Supplied entries
● ● ●
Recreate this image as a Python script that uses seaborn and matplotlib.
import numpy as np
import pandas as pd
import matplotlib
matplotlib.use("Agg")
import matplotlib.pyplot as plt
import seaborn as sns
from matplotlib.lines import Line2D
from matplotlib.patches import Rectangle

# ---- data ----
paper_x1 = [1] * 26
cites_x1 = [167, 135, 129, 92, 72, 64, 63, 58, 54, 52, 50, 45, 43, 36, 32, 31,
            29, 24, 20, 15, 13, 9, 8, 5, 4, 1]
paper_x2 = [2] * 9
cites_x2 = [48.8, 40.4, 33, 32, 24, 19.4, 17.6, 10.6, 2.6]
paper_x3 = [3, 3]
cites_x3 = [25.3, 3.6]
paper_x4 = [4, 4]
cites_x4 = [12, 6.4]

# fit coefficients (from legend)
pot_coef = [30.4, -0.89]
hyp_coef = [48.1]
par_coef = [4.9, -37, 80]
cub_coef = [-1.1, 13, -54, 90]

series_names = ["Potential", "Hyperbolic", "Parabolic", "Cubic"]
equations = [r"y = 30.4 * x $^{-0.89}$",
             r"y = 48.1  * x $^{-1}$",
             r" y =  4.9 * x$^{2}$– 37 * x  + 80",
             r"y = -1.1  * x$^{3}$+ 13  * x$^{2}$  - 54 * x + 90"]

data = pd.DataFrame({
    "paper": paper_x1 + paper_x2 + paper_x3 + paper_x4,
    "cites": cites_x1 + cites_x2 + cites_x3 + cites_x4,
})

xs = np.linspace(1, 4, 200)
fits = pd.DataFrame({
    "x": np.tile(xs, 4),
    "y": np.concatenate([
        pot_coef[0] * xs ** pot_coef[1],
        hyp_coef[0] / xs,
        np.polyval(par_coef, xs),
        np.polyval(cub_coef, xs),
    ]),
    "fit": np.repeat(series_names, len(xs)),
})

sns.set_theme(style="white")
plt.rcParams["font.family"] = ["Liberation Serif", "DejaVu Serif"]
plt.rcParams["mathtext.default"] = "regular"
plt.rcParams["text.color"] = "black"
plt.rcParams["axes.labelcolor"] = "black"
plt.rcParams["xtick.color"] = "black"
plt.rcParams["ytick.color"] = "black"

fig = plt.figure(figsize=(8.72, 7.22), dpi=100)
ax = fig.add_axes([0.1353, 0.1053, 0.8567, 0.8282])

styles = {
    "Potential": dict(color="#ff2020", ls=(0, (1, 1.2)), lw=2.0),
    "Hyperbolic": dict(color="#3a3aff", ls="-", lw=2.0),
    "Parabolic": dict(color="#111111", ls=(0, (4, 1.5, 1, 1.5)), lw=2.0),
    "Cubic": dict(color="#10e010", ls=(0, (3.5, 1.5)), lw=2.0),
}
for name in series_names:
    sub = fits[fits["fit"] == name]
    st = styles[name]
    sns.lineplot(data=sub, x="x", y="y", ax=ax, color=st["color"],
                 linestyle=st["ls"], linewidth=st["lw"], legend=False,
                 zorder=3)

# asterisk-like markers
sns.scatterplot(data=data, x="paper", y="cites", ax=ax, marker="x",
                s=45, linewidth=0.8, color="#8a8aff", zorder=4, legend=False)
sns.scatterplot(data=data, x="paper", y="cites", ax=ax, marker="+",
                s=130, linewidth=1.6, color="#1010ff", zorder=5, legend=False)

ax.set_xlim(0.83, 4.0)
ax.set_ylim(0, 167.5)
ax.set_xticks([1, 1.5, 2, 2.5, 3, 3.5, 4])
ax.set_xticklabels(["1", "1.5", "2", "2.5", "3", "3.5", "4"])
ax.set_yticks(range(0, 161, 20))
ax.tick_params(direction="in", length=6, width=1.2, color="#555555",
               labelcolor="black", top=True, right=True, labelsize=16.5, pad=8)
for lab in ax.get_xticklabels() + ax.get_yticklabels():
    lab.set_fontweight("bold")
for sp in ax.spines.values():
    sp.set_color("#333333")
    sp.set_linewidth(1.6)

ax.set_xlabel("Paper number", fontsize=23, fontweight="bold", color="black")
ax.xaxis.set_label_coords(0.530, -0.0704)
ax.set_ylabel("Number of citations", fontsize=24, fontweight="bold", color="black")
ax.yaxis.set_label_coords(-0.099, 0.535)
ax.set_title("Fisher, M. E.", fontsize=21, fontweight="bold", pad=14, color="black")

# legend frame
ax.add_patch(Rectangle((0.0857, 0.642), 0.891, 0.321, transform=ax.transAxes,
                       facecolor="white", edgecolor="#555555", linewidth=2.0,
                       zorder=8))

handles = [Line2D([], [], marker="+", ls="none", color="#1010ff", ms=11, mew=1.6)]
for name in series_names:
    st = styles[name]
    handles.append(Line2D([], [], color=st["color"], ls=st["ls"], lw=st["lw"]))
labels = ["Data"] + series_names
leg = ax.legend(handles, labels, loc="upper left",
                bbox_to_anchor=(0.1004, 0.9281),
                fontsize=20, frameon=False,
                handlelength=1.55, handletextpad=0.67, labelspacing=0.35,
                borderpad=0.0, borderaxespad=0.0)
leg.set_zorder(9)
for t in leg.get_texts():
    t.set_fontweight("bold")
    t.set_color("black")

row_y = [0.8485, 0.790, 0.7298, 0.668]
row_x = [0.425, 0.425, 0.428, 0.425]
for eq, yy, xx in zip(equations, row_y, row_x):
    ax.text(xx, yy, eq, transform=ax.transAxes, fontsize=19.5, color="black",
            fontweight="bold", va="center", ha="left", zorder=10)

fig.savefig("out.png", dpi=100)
● ● ●
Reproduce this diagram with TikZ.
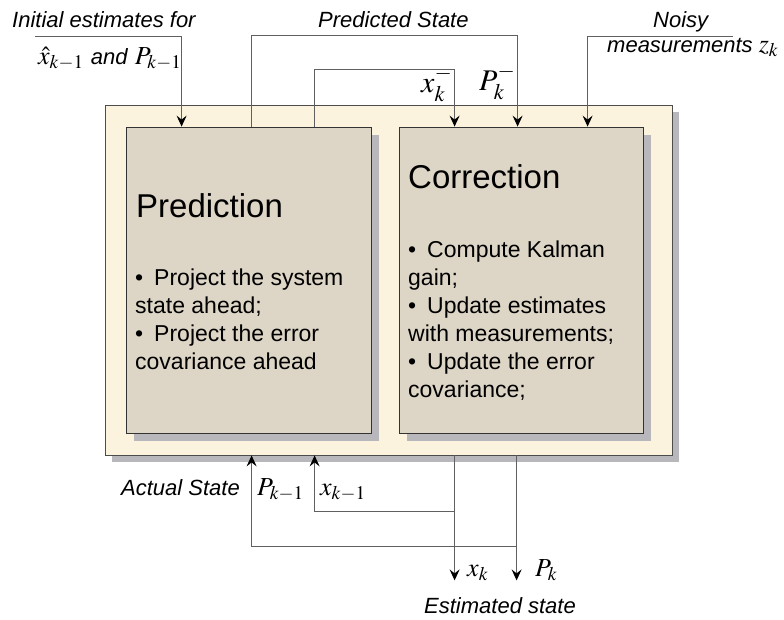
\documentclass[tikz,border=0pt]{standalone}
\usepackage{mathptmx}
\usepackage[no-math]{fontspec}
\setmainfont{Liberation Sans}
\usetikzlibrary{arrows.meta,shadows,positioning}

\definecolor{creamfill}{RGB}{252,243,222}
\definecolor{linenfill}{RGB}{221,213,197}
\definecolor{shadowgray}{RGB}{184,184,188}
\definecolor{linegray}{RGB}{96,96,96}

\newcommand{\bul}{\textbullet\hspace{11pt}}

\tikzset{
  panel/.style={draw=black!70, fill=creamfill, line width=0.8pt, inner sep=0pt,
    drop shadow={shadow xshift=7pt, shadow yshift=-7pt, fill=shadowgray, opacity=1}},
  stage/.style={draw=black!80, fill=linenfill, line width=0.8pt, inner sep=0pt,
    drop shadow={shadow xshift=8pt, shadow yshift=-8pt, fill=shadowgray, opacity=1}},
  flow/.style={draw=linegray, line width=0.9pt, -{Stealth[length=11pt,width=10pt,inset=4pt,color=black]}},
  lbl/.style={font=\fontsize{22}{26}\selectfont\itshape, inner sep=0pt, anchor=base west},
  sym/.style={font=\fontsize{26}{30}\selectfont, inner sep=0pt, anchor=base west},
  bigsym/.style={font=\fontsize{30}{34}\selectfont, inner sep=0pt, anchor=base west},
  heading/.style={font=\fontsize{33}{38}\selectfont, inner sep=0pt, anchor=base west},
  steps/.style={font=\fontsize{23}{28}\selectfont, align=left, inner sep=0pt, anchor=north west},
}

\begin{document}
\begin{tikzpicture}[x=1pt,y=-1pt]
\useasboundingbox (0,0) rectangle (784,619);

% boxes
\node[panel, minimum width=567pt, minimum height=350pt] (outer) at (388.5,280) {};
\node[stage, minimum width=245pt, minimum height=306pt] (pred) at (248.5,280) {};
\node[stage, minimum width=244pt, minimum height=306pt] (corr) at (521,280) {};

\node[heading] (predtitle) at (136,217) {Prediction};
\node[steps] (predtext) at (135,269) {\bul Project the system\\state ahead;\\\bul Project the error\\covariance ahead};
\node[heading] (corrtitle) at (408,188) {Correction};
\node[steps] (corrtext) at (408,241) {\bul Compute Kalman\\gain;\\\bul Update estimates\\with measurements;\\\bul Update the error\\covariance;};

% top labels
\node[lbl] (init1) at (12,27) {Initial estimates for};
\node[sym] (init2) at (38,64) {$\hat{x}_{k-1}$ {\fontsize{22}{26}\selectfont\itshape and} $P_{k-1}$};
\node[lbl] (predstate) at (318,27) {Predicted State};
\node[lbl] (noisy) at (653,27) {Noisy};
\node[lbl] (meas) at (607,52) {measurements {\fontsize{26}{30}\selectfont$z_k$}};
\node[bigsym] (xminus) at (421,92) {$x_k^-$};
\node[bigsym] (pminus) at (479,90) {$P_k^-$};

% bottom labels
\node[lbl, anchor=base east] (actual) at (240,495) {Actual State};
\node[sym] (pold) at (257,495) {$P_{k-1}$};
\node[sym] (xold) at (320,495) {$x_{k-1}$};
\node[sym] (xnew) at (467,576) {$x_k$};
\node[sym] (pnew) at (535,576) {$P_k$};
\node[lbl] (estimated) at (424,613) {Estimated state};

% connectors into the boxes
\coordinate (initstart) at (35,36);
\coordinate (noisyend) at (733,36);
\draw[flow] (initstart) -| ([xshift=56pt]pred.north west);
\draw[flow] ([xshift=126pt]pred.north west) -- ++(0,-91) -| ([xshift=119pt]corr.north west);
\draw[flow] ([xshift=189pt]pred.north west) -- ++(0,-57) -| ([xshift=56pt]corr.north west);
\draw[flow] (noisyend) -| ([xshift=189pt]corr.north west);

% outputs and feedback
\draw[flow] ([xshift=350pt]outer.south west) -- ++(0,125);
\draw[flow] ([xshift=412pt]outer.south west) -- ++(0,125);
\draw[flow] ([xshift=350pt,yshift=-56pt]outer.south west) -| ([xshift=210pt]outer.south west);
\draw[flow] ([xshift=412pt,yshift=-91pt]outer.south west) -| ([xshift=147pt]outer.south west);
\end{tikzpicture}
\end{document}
● ● ●
Nothing but the lines from the one with "Reproduce this diagram with TikZ." through the one with "(0,0) rectangle (784,619);" is to be copied, exactly and ends included. Leave pictures out.

Correct result
Reproduce this diagram with TikZ.
\documentclass[tikz,border=0pt]{standalone}
\usepackage{mathptmx}
\usepackage[no-math]{fontspec}
\setmainfont{Liberation Sans}
\usetikzlibrary{arrows.meta,shadows,positioning}

\definecolor{creamfill}{RGB}{252,243,222}
\definecolor{linenfill}{RGB}{221,213,197}
\definecolor{shadowgray}{RGB}{184,184,188}
\definecolor{linegray}{RGB}{96,96,96}

\newcommand{\bul}{\textbullet\hspace{11pt}}

\tikzset{
  panel/.style={draw=black!70, fill=creamfill, line width=0.8pt, inner sep=0pt,
    drop shadow={shadow xshift=7pt, shadow yshift=-7pt, fill=shadowgray, opacity=1}},
  stage/.style={draw=black!80, fill=linenfill, line width=0.8pt, inner sep=0pt,
    drop shadow={shadow xshift=8pt, shadow yshift=-8pt, fill=shadowgray, opacity=1}},
  flow/.style={draw=linegray, line width=0.9pt, -{Stealth[length=11pt,width=10pt,inset=4pt,color=black]}},
  lbl/.style={font=\fontsize{22}{26}\selectfont\itshape, inner sep=0pt, anchor=base west},
  sym/.style={font=\fontsize{26}{30}\selectfont, inner sep=0pt, anchor=base west},
  bigsym/.style={font=\fontsize{30}{34}\selectfont, inner sep=0pt, anchor=base west},
  heading/.style={font=\fontsize{33}{38}\selectfont, inner sep=0pt, anchor=base west},
  steps/.style={font=\fontsize{23}{28}\selectfont, align=left, inner sep=0pt, anchor=north west},
}

\begin{document}
\begin{tikzpicture}[x=1pt,y=-1pt]
\useasboundingbox (0,0) rectangle (784,619);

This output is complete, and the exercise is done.